Director of MSU’s African Studies Center James Pritchett welcomes students to MSU’s 2010 Summer Cooperative African Language Institute, or SCALI, Sunday night at the International Center. SCALI is an eight-week international program directed toward learning African languages.

(Editor’s note: The headline of this story has been changed to accurately reflect that languages, not dialects, were the subject of the Summer Cooperative African Language Institute.)

Professors and students from across the country gathered Sunday evening at the International Center for a welcoming reception to the Summer Cooperative African Language Institute, or SCALI, which is being hosted by MSU this year.

The SCALI program is an eight-week educational language course that combines class time with extracurricular activities, which aim to immerse the student in the language and culture of an African area, director of the MSU African Students Center James Pritchett said.

Currently in its 18th year and second rotation at MSU, the course rotates around the country to approved universities for a four-year period. Each class studies one of 15 African languages, which can help students learn linguistics of a community and understand the communication styles between the people in that community, Pritchett said.
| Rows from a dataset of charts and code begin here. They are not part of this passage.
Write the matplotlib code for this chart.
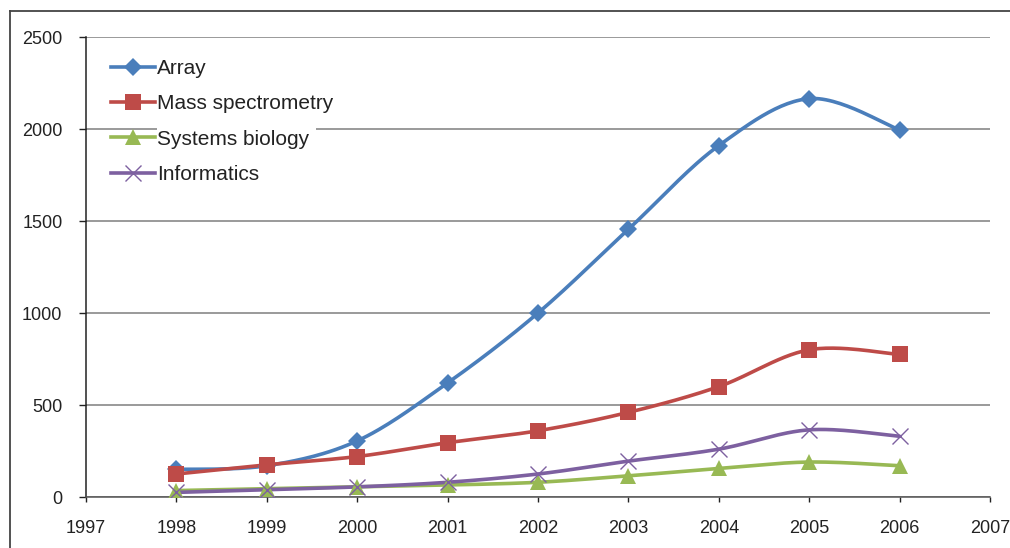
import numpy as np
import matplotlib
matplotlib.use("Agg")
import matplotlib.pyplot as plt
from matplotlib.lines import Line2D
from matplotlib.patches import Rectangle

plt.rcParams['font.family'] = ['Liberation Sans', 'DejaVu Sans']

years = [1998, 1999, 2000, 2001, 2002, 2003, 2004, 2005, 2006]
array_vals = [150, 170, 305, 620, 1000, 1455, 1910, 2165, 1995]
mass_spec = [125, 175, 220, 295, 360, 460, 600, 800, 775]
systems_bio = [35, 45, 55, 65, 80, 115, 155, 190, 170]
informatics = [25, 40, 55, 80, 125, 195, 260, 365, 330]

x_ticks = list(range(1997, 2008))
y_ticks = [0, 500, 1000, 1500, 2000, 2500]

series = [
    ("Array", array_vals, "#4A7EBB", "D", 9),
    ("Mass spectrometry", mass_spec, "#BE4B48", "s", 12),
    ("Systems biology", systems_bio, "#98B954", "^", 11),
    ("Informatics", informatics, "#7D60A0", "x", 12),
]

W, H = 1010, 548
fig = plt.figure(figsize=(W / 100, H / 100), dpi=100)
ax = fig.add_axes([86 / W, 1 - 497 / H, (990 - 86) / W, (497 - 37) / H])
ax.set_xlim(1997, 2007)
ax.set_ylim(0, 2500)


def smooth(xs, ys, n=30):
    """Catmull-Rom curve through the points, built in display space."""
    pts = ax.transData.transform(np.column_stack([xs, ys]))
    p = np.vstack([pts[0], pts, pts[-1]])
    out = []
    for i in range(1, len(p) - 2):
        p0, p1, p2, p3 = p[i - 1], p[i], p[i + 1], p[i + 2]
        c1 = p1 + (p2 - p0) / 6
        c2 = p2 - (p3 - p1) / 6
        t = np.linspace(0, 1, n)[:, None]
        seg = ((1 - t) ** 3) * p1 + 3 * ((1 - t) ** 2) * t * c1 + 3 * (1 - t) * t ** 2 * c2 + t ** 3 * p2
        out.append(seg if i == 1 else seg[1:])
    curve = np.vstack(out)
    return ax.transData.inverted().transform(curve)


handles = []
for name, vals, color, marker, ms in series:
    c = smooth(years, vals)
    ax.plot(c[:, 0], c[:, 1], color=color, lw=2.6, solid_capstyle='round', zorder=3)
    mew = 1.0 if marker == "x" else 0
    ax.plot(years, vals, linestyle='none', marker=marker, ms=ms, mew=mew,
            color=color, zorder=4)
    handles.append((Line2D([], [], color=color, lw=2.6, marker=marker, ms=ms, mew=mew), name))

ax.set_xticks(x_ticks)
ax.set_yticks(y_ticks)
ax.tick_params(axis='both', labelsize=13, colors='#222222', width=1, direction='out')
ax.tick_params(axis='x', length=3.6, pad=13)
ax.tick_params(axis='y', length=5, pad=12)
ax.yaxis.grid(True, color='#7f7f7f', lw=1.1)
ax.set_axisbelow(True)
for side in ('top', 'right'):
    ax.spines[side].set_visible(False)
ax.spines['left'].set_color('#222222')
ax.spines['bottom'].set_color('#555555')
ax.spines['left'].set_linewidth(1.1)
ax.spines['bottom'].set_linewidth(1.1)

# white backing behind the legend labels
ax.add_patch(Rectangle((157 / W, 1 - 190 / H), (316 - 157) / W, (190 - 50) / H,
                       transform=fig.transFigure, facecolor='white', edgecolor='none',
                       zorder=1))

leg = ax.legend([h for h, _ in handles], [n for _, n in handles],
                loc='upper left', bbox_to_anchor=(107 / W, 1 - 55 / H),
                bbox_transform=fig.transFigure, fontsize=15, frameon=False,
                handlelength=2.1, handletextpad=0.1, labelspacing=0.78,
                borderpad=0.2, borderaxespad=0)
for t in leg.get_texts():
    t.set_color('#222222')

# outer chart border
fig.add_artist(Line2D([10 / W, 1.0], [1 - 11 / H, 1 - 11 / H], color='#444444', lw=1.3,
                      transform=fig.transFigure))
fig.add_artist(Line2D([10 / W, 10 / W], [0, 1 - 11 / H], color='#444444', lw=1.3,
                      transform=fig.transFigure))

fig.savefig("out.png", dpi=100, facecolor='white')
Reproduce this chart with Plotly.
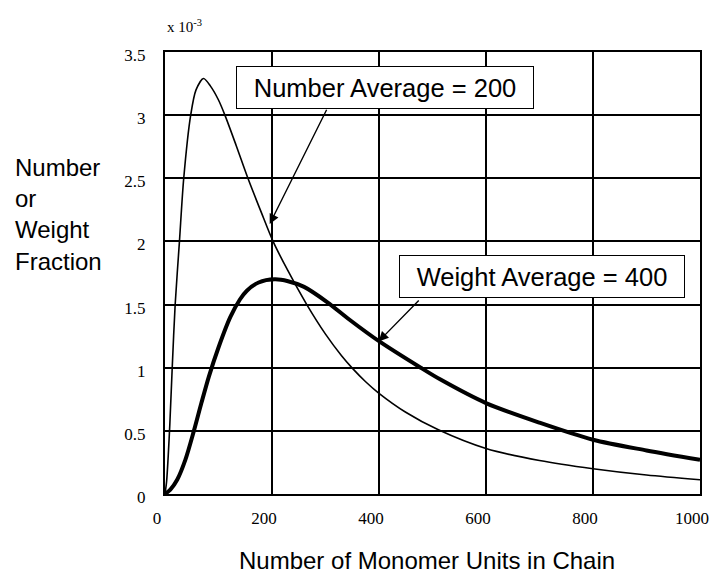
import plotly.graph_objects as go

# Number fraction (x 10^-3) vs chain length
num_x = [0, 3, 6, 9, 13.5, 19, 27, 35, 48, 58, 72, 85, 100, 112, 133, 155, 180, 202, 230, 265, 300, 330, 350, 375, 400, 450, 510, 600, 700, 800, 900, 1000]
num_y = [0, 0.1, 0.3, 0.55, 1.0, 1.5, 2.0, 2.5, 3.0, 3.2, 3.29, 3.23, 3.12, 3.0, 2.76, 2.5, 2.23, 2.0, 1.766, 1.5, 1.266, 1.095, 0.997, 0.889, 0.797, 0.647, 0.51, 0.36, 0.265, 0.2, 0.15, 0.113]

# Weight fraction (x 10^-3) vs chain length
wt_x = [0, 10, 23, 38, 54, 68, 82, 100, 122, 140, 153, 175, 205, 230, 260, 303, 345, 400, 478, 515, 600, 700, 800, 900, 1000]
wt_y = [0, 0.035, 0.115, 0.27, 0.5, 0.72, 0.93, 1.16, 1.40, 1.54, 1.61, 1.675, 1.70, 1.685, 1.64, 1.52, 1.38, 1.21, 1.0, 0.906, 0.72, 0.565, 0.43, 0.345, 0.27]

x_ticks = [0, 200, 400, 600, 800, 1000]
y_ticks = [0, 0.5, 1, 1.5, 2, 2.5, 3, 3.5]
y_ticklabels = ["0", "0.5", "1", "1.5", "2", "2.5", "3", "3.5"]

SANS = "Liberation Sans, Arial, sans-serif"
SERIF = "Liberation Serif, Times New Roman, serif"

fig = go.Figure()
fig.add_trace(go.Scatter(x=num_x, y=num_y, mode="lines",
                         line=dict(color="black", width=1.6, shape="spline", smoothing=0.8),
                         name="Number", showlegend=False))
fig.add_trace(go.Scatter(x=wt_x, y=wt_y, mode="lines",
                         line=dict(color="black", width=4, shape="spline", smoothing=0.8),
                         name="Weight", showlegend=False))

annotations = [
    # label boxes
    dict(x=410.8, y=3.22, xref="x", yref="y", text="Number Average = 200", showarrow=False,
         font=dict(family=SANS, size=25.5, color="black"), bgcolor="white",
         bordercolor="black", borderwidth=1, borderpad=0, width=296, height=41),
    dict(x=704.4, y=1.719, xref="x", yref="y", text="Weight Average = 400", showarrow=False,
         font=dict(family=SANS, size=25.5, color="black"), bgcolor="white",
         bordercolor="black", borderwidth=1, borderpad=0, width=284, height=41),
    # arrows
    dict(x=195.7, y=2.138, xref="x", yref="y", ax=303.5, ay=3.055, axref="x", ayref="y",
         text="", showarrow=True, arrowhead=2, arrowsize=1.4, arrowwidth=1.4, arrowcolor="black"),
    dict(x=399.3, y=1.208, xref="x", yref="y", ax=477, ay=1.545, axref="x", ayref="y",
         text="", showarrow=True, arrowhead=2, arrowsize=1.4, arrowwidth=1.4, arrowcolor="black"),
    # exponent label
    dict(x=0.0, y=1.0, xref="paper", yref="paper", xanchor="left", yanchor="bottom", yshift=15,
         text="x 10<sup>-3</sup>", showarrow=False, font=dict(family=SERIF, size=15, color="black")),
    # y title
    dict(x=-0.2848, y=0.633, xref="paper", yref="paper", xanchor="left", yanchor="middle", align="left",
         text="Number<br>or<br>Weight<br>Fraction", showarrow=False,
         font=dict(family=SANS, size=24, color="black")),
    # x title
    dict(x=0.49, y=-0.150, xref="paper", yref="paper", xanchor="center", yanchor="middle",
         text="Number of Monomer Units in Chain", showarrow=False,
         font=dict(family=SANS, size=24, color="black")),
]

fig.update_layout(
    width=710, height=576,
    margin=dict(l=164.5, r=10, t=51.7, b=81.5),
    paper_bgcolor="white", plot_bgcolor="white",
    annotations=annotations,
    showlegend=False,
)
fig.update_xaxes(range=[0, 1000], tickvals=x_ticks, showgrid=True, gridcolor="black", gridwidth=1.6,
                 showline=True, linecolor="black", linewidth=2, mirror=True, zeroline=False,
                 ticks="", ticklabelstandoff=8, ticklabelshift=-8, automargin=False,
                 tickfont=dict(family=SERIF, size=17, color="black"))
fig.update_yaxes(range=[0, 3.5], tickvals=y_ticks, ticktext=y_ticklabels, showgrid=True,
                 gridcolor="black", gridwidth=1.6,
                 showline=True, linecolor="black", linewidth=2, mirror=True, zeroline=False,
                 ticks="", ticklabelstandoff=14, ticklabelshift=3, automargin=False,
                 tickfont=dict(family=SERIF, size=17, color="black"))

fig.write_html("out.html", config={"displayModeBar": False},
               post_script="document.body.style.margin='0';document.body.style.overflow='hidden';")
“It’s not an accident that the words communication and community have the same Latin root, ‘communitas,’” he said. “What is a community if it’s not people who talk to one another, speak the same language? I don’t think you could study a community unless you get to the communications part.”
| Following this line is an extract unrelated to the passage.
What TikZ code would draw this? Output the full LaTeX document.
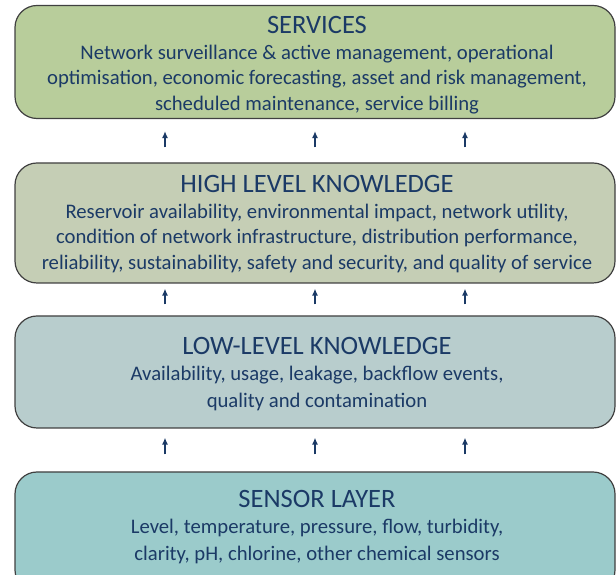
\documentclass[tikz,border=0pt]{standalone}
\usepackage{fontspec}
\setmainfont{Carlito}
\usetikzlibrary{arrows.meta}
\definecolor{svgreen}{HTML}{B8CD9B}
\definecolor{hksage}{HTML}{C5CEB5}
\definecolor{lkgray}{HTML}{B8CDCD}
\definecolor{snteal}{HTML}{9BCBCB}
\definecolor{navy}{HTML}{1B3A66}
\definecolor{edgegray}{HTML}{404040}
\newcommand{\layertitle}{\fontsize{26.5}{28}\selectfont}
\newcommand{\layerbody}{\fontsize{20.7}{25.5}\selectfont}

\begin{document}
\begin{tikzpicture}[x=1pt, y=1pt,
  layer/.style={draw=edgegray, line width=1.2pt, rounded corners=22pt,
    minimum width=600pt},
  layertext/.style={inner sep=0pt, align=center, text=navy, font=\layerbody},
  uparrow/.style={-{Latex[length=7pt, width=6pt]}, navy, line width=1.4pt},
]
\useasboundingbox (0,0) rectangle (616,575);
\clip (0,0) rectangle (616,575);

% ===== layers, top to bottom =====
\node[layer, fill=svgreen, minimum height=113pt] (serv) at (315,513) {};
\node[layertext] (servtext) at ([xshift=2pt, yshift=-3pt]serv.center)
  {{\layertitle SERVICES}\\[0pt]
   Network surveillance \& active management, operational\\
   optimisation, economic forecasting, asset and risk management,\\
   scheduled maintenance, service billing};

\node[layer, fill=hksage, minimum height=120pt] (high) at (315,352) {};
\node[layertext] (hightext) at ([xshift=2pt, yshift=-1pt]high.center)
  {{\layertitle HIGH LEVEL KNOWLEDGE}\\[0pt]
   Reservoir availability, environmental impact, network utility,\\
   condition of network infrastructure, distribution performance,\\
   reliability, sustainability, safety and security, and quality of service};

\node[layer, fill=lkgray, minimum height=112pt] (low) at (315,203) {};
\node[layertext] (lowtext) at ([xshift=2pt, yshift=-2pt]low.center)
  {{\layertitle LOW-LEVEL KNOWLEDGE}\\[1pt]
   Availability, usage, leakage, backflow events,\\[1.5pt]
   quality and contamination};

\node[layer, fill=snteal, minimum height=120pt] (sensor) at (315,43) {};
\node[layertext] (sensortext) at ([xshift=2pt, yshift=5pt]sensor.center)
  {{\layertitle SENSOR LAYER}\\[1pt]
   Level, temperature, pressure, flow, turbidity,\\[1.5pt]
   clarity, pH, chlorine, other chemical sensors};

% ===== upward arrows between layers =====
\foreach \lo/\hi/\sa/\sb in {sensor/low/17/9, low/high/11/5, high/serv/15/12}
  \foreach \dx in {-150,0,150}
    \draw[uparrow, shorten <=\sa pt, shorten >=\sb pt]
      ([xshift=\dx pt]\lo.north) -- ([xshift=\dx pt]\hi.south);

\end{tikzpicture}
\end{document}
With several languages as part of the program, professors have been put in training rooms for days at a time to certify the languages they are teaching, Pritchett said.

University of Wisconsin teaching assistant Kazeem Sanuth is from Nigeria, and will be teaching his native language of Yoruba to students in the 2010 SCALI program. Sanuth said the program helps students establish a global perspective of the world, and helps them to understand the language and how to function with that language in different areas than their own.

“One of the ways to really get into the heart of any culture is by speaking the language,” Sanuth said. “There is no language without culture. There is no culture without language. It means that the ability to understand and accommodate to other people’s culture.”

MSU alumnus Cody Perkins studied Swahili throughout his undergraduate years, and is currently studying Afrikaans. Perkins is hoping to finish the program and then conduct studies and interviews in Capetown, South Africa.

“This program is really great for a number of reasons, first it offers languages that most universities don’t,” he said. “I’m able to meet other graduate students and professors from around the country, it’s good to see what other type of work is going on in the field.”